Astrophysical constraints from gamma-ray spectroscopy
Abstract
Gamma-ray lines from cosmic sources provide unique isotopic information, since they originate from energy level transitions in the atomic nucleus. Gamma-ray telescopes explored this astronomical window in the past three decades, detecting radioactive isotopes that have been ejected in interstellar space by cosmic nucleosynthesis events and nuclei that have been excited through collisions with energetic particles. Short-lived radioactivities have been detected in a couple of supernovae (56Co and 57Co in SN1987A, 44Ti in Cas A), the diffuse glow of long-lived 26Al has been mapped along the entire plane of the Galaxy, several excited nuclei have been detected in solar flares, and, last but not least, positron annihilation has been observed in the inner Galaxy since the 70ies.
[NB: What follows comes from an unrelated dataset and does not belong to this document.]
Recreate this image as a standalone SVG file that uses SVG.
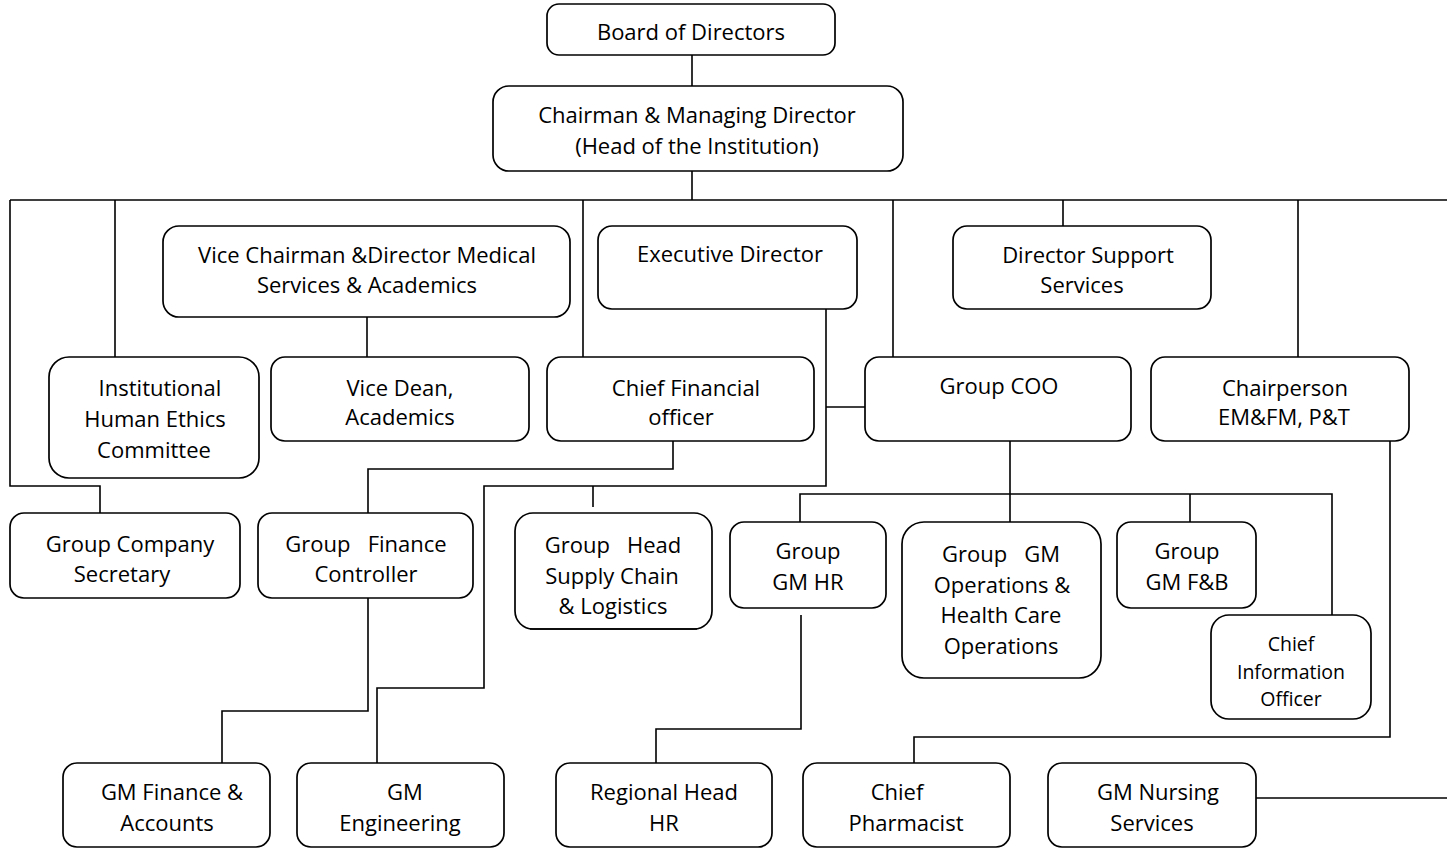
<svg xmlns="http://www.w3.org/2000/svg" width="1447" height="848" viewBox="0 0 1447 848">
<style>
.b{fill:#fff;stroke:#000;stroke-width:1.7}
.c{fill:none;stroke:#000;stroke-width:1.6}
text{font-family:"Open Sans","Liberation Sans",sans-serif;font-size:22px;fill:#000;text-anchor:middle;white-space:pre}
.s{font-size:19.5px}
</style>
<defs>
<clipPath id="clipSC"><rect x="514" y="512" width="200" height="117"/></clipPath>
</defs>
<rect width="1447" height="848" fill="#fff"/>
<g id="connectors">
<path class="c" d="M692,55V86M692,171V200M10,200H1447"/>
<path class="c" d="M10,200V486H100V513"/>
<path class="c" d="M115,200V357M583,200V357M893,200V357M1063,200V226M1298,200V357"/>
<path class="c" d="M367,317V357"/>
<path class="c" d="M826,309V486H484V688H377V763"/>
<path class="c" d="M826,407H865"/>
<path class="c" d="M593,486V507"/>
<path class="c" d="M673,441V469H368V513"/>
<path class="c" d="M368,598V711H222V763"/>
<path class="c" d="M1010,441V522M800,522V494H1332V615M1190,494V522"/>
<path class="c" d="M801,615V729H656V763"/>
<path class="c" d="M1390,441V737H914V763"/>
<path class="c" d="M1256,798H1447"/>
</g>
<g id="board"><rect class="b" x="547" y="4" width="288" height="51" rx="12"/><text x="691" y="40">Board of Directors</text></g>
<g id="chairman"><rect class="b" x="493" y="86" width="410" height="85" rx="16"/><text x="697" y="123">Chairman &amp; Managing Director</text><text x="697" y="154">(Head of the Institution)</text></g>
<g id="vice-chairman"><rect class="b" x="163" y="226" width="407" height="91" rx="16"/><text x="367" y="263">Vice Chairman &amp;Director Medical</text><text x="367" y="293">Services &amp; Academics</text></g>
<g id="executive-director"><rect class="b" x="598" y="226" width="259" height="83" rx="14"/><text x="730" y="262">Executive Director</text></g>
<g id="director-support"><rect class="b" x="953" y="226" width="258" height="83" rx="14"/><text x="1088" y="263">Director Support</text><text x="1082" y="293">Services</text></g>
<g id="ihec"><rect class="b" x="49" y="357" width="210" height="121" rx="20"/><text x="160" y="396">Institutional</text><text x="155" y="427">Human Ethics</text><text x="154" y="458">Committee</text></g>
<g id="vice-dean"><rect class="b" x="271" y="357" width="258" height="84" rx="14"/><text x="400" y="396">Vice Dean,</text><text x="400" y="425">Academics</text></g>
<g id="cfo"><rect class="b" x="547" y="357" width="267" height="84" rx="14"/><text x="686" y="396">Chief Financial</text><text x="681" y="425">officer</text></g>
<g id="group-coo"><rect class="b" x="865" y="357" width="266" height="84" rx="14"/><text x="999" y="394">Group COO</text></g>
<g id="chairperson"><rect class="b" x="1151" y="357" width="258" height="84" rx="14"/><text x="1285" y="396">Chairperson</text><text x="1284" y="425">EM&amp;FM, P&amp;T</text></g>
<g id="company-secretary"><rect class="b" x="10" y="513" width="230" height="85" rx="14"/><text x="130" y="552">Group Company</text><text x="122" y="582">Secretary</text></g>
<g id="finance-controller"><rect class="b" x="258" y="513" width="215" height="85" rx="14"/><text x="366" y="552">Group   Finance</text><text x="366" y="582">Controller</text></g>
<g id="supply-chain"><rect class="b" x="515" y="513" width="197" height="116" rx="18"/><g clip-path="url(#clipSC)"><text x="613" y="553">Group   Head</text><text x="612" y="584">Supply Chain</text><text x="613" y="614">&amp; Logistics</text></g><path d="M530,629H697" stroke="#000" stroke-width="1.7"/></g>
<g id="gm-hr"><rect class="b" x="730" y="522" width="156" height="86" rx="14"/><text x="808" y="559">Group</text><text x="808" y="590">GM HR</text></g>
<g id="gm-ops"><rect class="b" x="902" y="522" width="199" height="156" rx="22"/><text x="1001" y="562">Group   GM</text><text x="1002" y="593">Operations &amp;</text><text x="1001" y="623">Health Care</text><text x="1001" y="654">Operations</text></g>
<g id="gm-fb"><rect class="b" x="1117" y="522" width="139" height="86" rx="14"/><text x="1187" y="559">Group</text><text x="1187" y="590">GM F&amp;B</text></g>
<g id="cio"><rect class="b" x="1211" y="615" width="160" height="104" rx="18"/><text class="s" x="1291" y="651">Chief</text><text class="s" x="1291" y="679">Information</text><text class="s" x="1291" y="706">Officer</text></g>
<g id="gm-finance-accounts"><rect class="b" x="63" y="763" width="207" height="84" rx="14"/><text x="172" y="800">GM Finance &amp;</text><text x="167" y="831">Accounts</text></g>
<g id="gm-engineering"><rect class="b" x="297" y="763" width="207" height="84" rx="14"/><text x="405" y="800">GM</text><text x="400" y="831">Engineering</text></g>
<g id="regional-head-hr"><rect class="b" x="556" y="763" width="216" height="84" rx="14"/><text x="664" y="800">Regional Head</text><text x="664" y="831">HR</text></g>
<g id="chief-pharmacist"><rect class="b" x="803" y="763" width="207" height="84" rx="14"/><text x="897" y="800">Chief</text><text x="906" y="831">Pharmacist</text></g>
<g id="gm-nursing"><rect class="b" x="1048" y="763" width="208" height="84" rx="14"/><text x="1158" y="800">GM Nursing</text><text x="1152" y="831">Services</text></g>
</svg>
Recent imaging and line shape measurements of e-/e+ annihilation emission from the Galactic bulge can hardly be accounted for by conventional sources of positrons; recent 26Al emission and line width measurement from the inner Galaxy and from the Cygnus region can constrain the properties of the interstellar medium; a diffuse 60Fe gamma-ray line emission appears rather weak, in view of current theoretical predictions. Recent Galactic core-collapse supernovae are studied through 44Ti radioactivity, but, apart from Cas A, no other source has been found. The characteristic signature of 22Na-line emission from a nearby O-Ne-Mg novae is expected to be measured during INTEGRAL's lifetime.